For the reasons stated above, I find that in Colorado, an abuse of process claim requires as an element "willful action in the use of that process which is not proper in the regular course of proceedings." James H. Moore & Associates Realty, 892 P.2d at 373. Alleging that the lawsuit is a "sham" is not a sufficient ground to support an abuse of process counterclaim.

5. CONCLUSION

For the reasons stated above, I RECOMMEND that Movants' motion to amend (Dkt. #190) be DENIED. Movants will not be unfairly prejudiced by this denial. To the extent that Movants believe Great Lakes has filed sham counterclaims, without any basis in fact or law, they retain the right to bring a malicious prosecution claim after the termination of the underlying action in Movants' favor. But they cannot bring such a counterclaim in this case. As to the abuse of process counterclaim, Movants do not allege an improper use of a legal proceeding or process that is extrinsic to, unrelated to, or outside the scope of the claims that are being pursued by Great Lakes. Movants do not allege any plausible improper motive that is not incidental to the proper use of process. Alleging the filing of a sham lawsuit is not enough to support an abuse of process counterclaim.

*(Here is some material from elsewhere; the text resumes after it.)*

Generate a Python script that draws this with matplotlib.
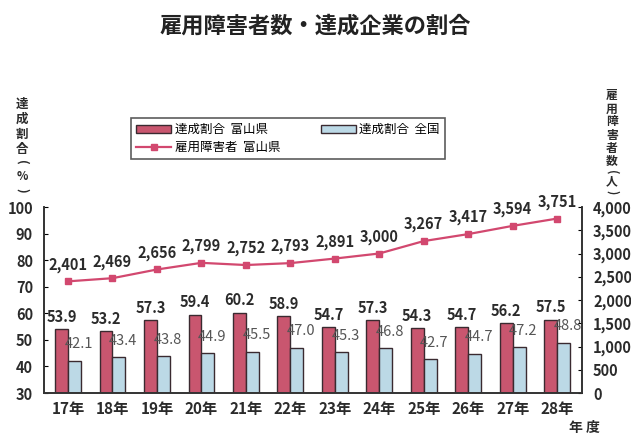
import matplotlib
matplotlib.use("Agg")
import matplotlib.pyplot as plt
import numpy as np
from matplotlib.patches import Patch
from matplotlib.lines import Line2D

plt.rcParams['font.family'] = ['Noto Sans CJK JP', 'DejaVu Sans']

years = ["17年", "18年", "19年", "20年", "21年", "22年", "23年", "24年", "25年", "26年", "27年", "28年"]
toyama_rate = [53.9, 53.2, 57.3, 59.4, 60.2, 58.9, 54.7, 57.3, 54.3, 54.7, 56.2, 57.5]
national_rate = [42.1, 43.4, 43.8, 44.9, 45.5, 47.0, 45.3, 46.8, 42.7, 44.7, 47.2, 48.8]
employed = [2401, 2469, 2656, 2799, 2752, 2793, 2891, 3000, 3267, 3417, 3594, 3751]

red = "#c9566f"
blue = "#bcd9e6"
line_c = "#d2486f"
edge = "#3a2a30"
txt = "#2b2b2b"

fig = plt.figure(figsize=(6.31, 4.34), dpi=100)
ax = fig.add_axes([44/631, 1-393/434, (582-44)/631, (393-207)/434])
ax2 = ax.twinx()

x = np.arange(len(years))
w = 0.29
ax.bar(x - w/2, [v - 30 for v in toyama_rate], w, bottom=30, color=red, edgecolor=edge, linewidth=1.0, zorder=2)
ax.bar(x + w/2, [v - 30 for v in national_rate], w, bottom=30, color=blue, edgecolor=edge, linewidth=1.0, zorder=2)
ax.set_ylim(30, 100)
ax.set_xlim(-0.54, 11.56)
ax.set_yticks(range(30, 101, 10))
ax.set_xticks(x)
ax.set_xticklabels(years, fontsize=11, fontweight='bold', color=txt)
ax.tick_params(axis='y', direction='in', length=3, labelsize=10.5, labelcolor=txt, pad=8)
ax.tick_params(axis='x', length=0, pad=6)
for lab in ax.get_yticklabels():
    lab.set_fontweight('bold')

for i, v in enumerate(toyama_rate):
    ax.annotate(f"{v:.1f}", (x[i] - w/2, v), xytext=(0, 9), textcoords='offset points',
                ha='center', va='center', fontsize=10.5, fontweight='bold', color=txt)
for i, v in enumerate(national_rate):
    ax.annotate(f"{v:.1f}", (x[i] + w/2, v), xytext=(3, 12), textcoords='offset points',
                ha='center', va='center', fontsize=10.5, color="#555555")

ax2.plot(x, employed, color=line_c, marker='s', markersize=5, linewidth=1.6, zorder=3)
ax2.set_ylim(0, 4000)
ax2.set_yticks(range(0, 4001, 500))
ax2.set_yticklabels([f"{v:,}" for v in range(0, 4001, 500)], fontsize=10.5, fontweight='bold', color=txt)
ax2.tick_params(axis='y', direction='in', length=3, pad=8)
for i, v in enumerate(employed):
    ax2.annotate(f"{v:,}", (x[i], v), xytext=(0, 12), textcoords='offset points',
                 ha='center', va='center', fontsize=10.5, fontweight='bold', color=txt)

for a in (ax, ax2):
    a.spines['top'].set_visible(False)
    for s in ('left', 'right', 'bottom'):
        a.spines[s].set_color('#333333')
        a.spines[s].set_linewidth(1.2)

fig.text(0.5, 1-26/434, "雇用障害者数・達成企業の割合", ha='center', va='center', fontsize=16, fontweight='bold', color="#222222")

# vertical axis titles (stacked characters)
def vstack(xpx, items):
    for ch, ypx, rot, fs in items:
        fig.text(xpx/631, 1-ypx/434, ch, ha='center', va='center', fontsize=fs,
                 fontweight='bold', color=txt, rotation=rot)

vstack(22, [("達", 104, 0, 9), ("成", 119, 0, 9), ("割", 134, 0, 9), ("合", 149, 0, 9),
            ("(", 162, 270, 9), ("%", 176, 0, 8.5), (")", 190, 270, 9)])
vstack(612, [("雇", 96, 0, 8.5), ("用", 109, 0, 8.5), ("障", 122, 0, 8.5), ("害", 135, 0, 8.5),
             ("者", 148, 0, 8.5), ("数", 161, 0, 8.5), ("(", 172, 270, 8.5), ("人", 182, 0, 8.5),
             (")", 192, 270, 8.5)])

fig.text(584/631, 1-428/434, "年 度", ha='center', va='center', fontsize=10, fontweight='bold', color=txt)

handles = [Patch(facecolor=red, edgecolor=edge, label="達成割合  富山県"),
           Line2D([0], [0], color=line_c, marker='s', markersize=5, linewidth=1.6, label="雇用障害者  富山県"),
           Patch(facecolor=blue, edgecolor=edge, label="達成割合  全国")]
leg = fig.legend(handles=handles, loc='upper left', bbox_to_anchor=(125/631, 1-112/434), ncol=2,
                 fontsize=9, frameon=True, fancybox=False, edgecolor='#333333',
                 handlelength=2.8, handleheight=0.6, columnspacing=3.2, borderpad=0.4, labelspacing=0.4,
                 handletextpad=0.3)
leg.get_frame().set_linewidth(1.2)

fig.savefig("out.png", dpi=100, facecolor='white')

NOTICE: Pursuant to 28 U.S.C. § 636(b)(1)(C) and Fed. R. Civ. P. 72(b)(2), the parties have fourteen (14) days after service of this recommendation to serve and file specific written objections to the above recommendation with the District Judge assigned to the case. A party may respond to another party's objections within fourteen (14) days after being served with a copy. The District Judge need not consider frivolous, conclusive, or general objections. A party's failure to file and serve such written, specific objections waives de novo review of the recommendation by the District Judge, Thomas v. Arn, 474 U.S. 140, 148-53 (1985), and also waives appellate review of both factual and legal questions, Makin v. Colo. Dep't of Corr., 183 F.3d 1205, 1210 (10th Cir. 1999); Talley v. Hesse, 91 F.3d 1411, 1412-13 (10th Cir. 1996).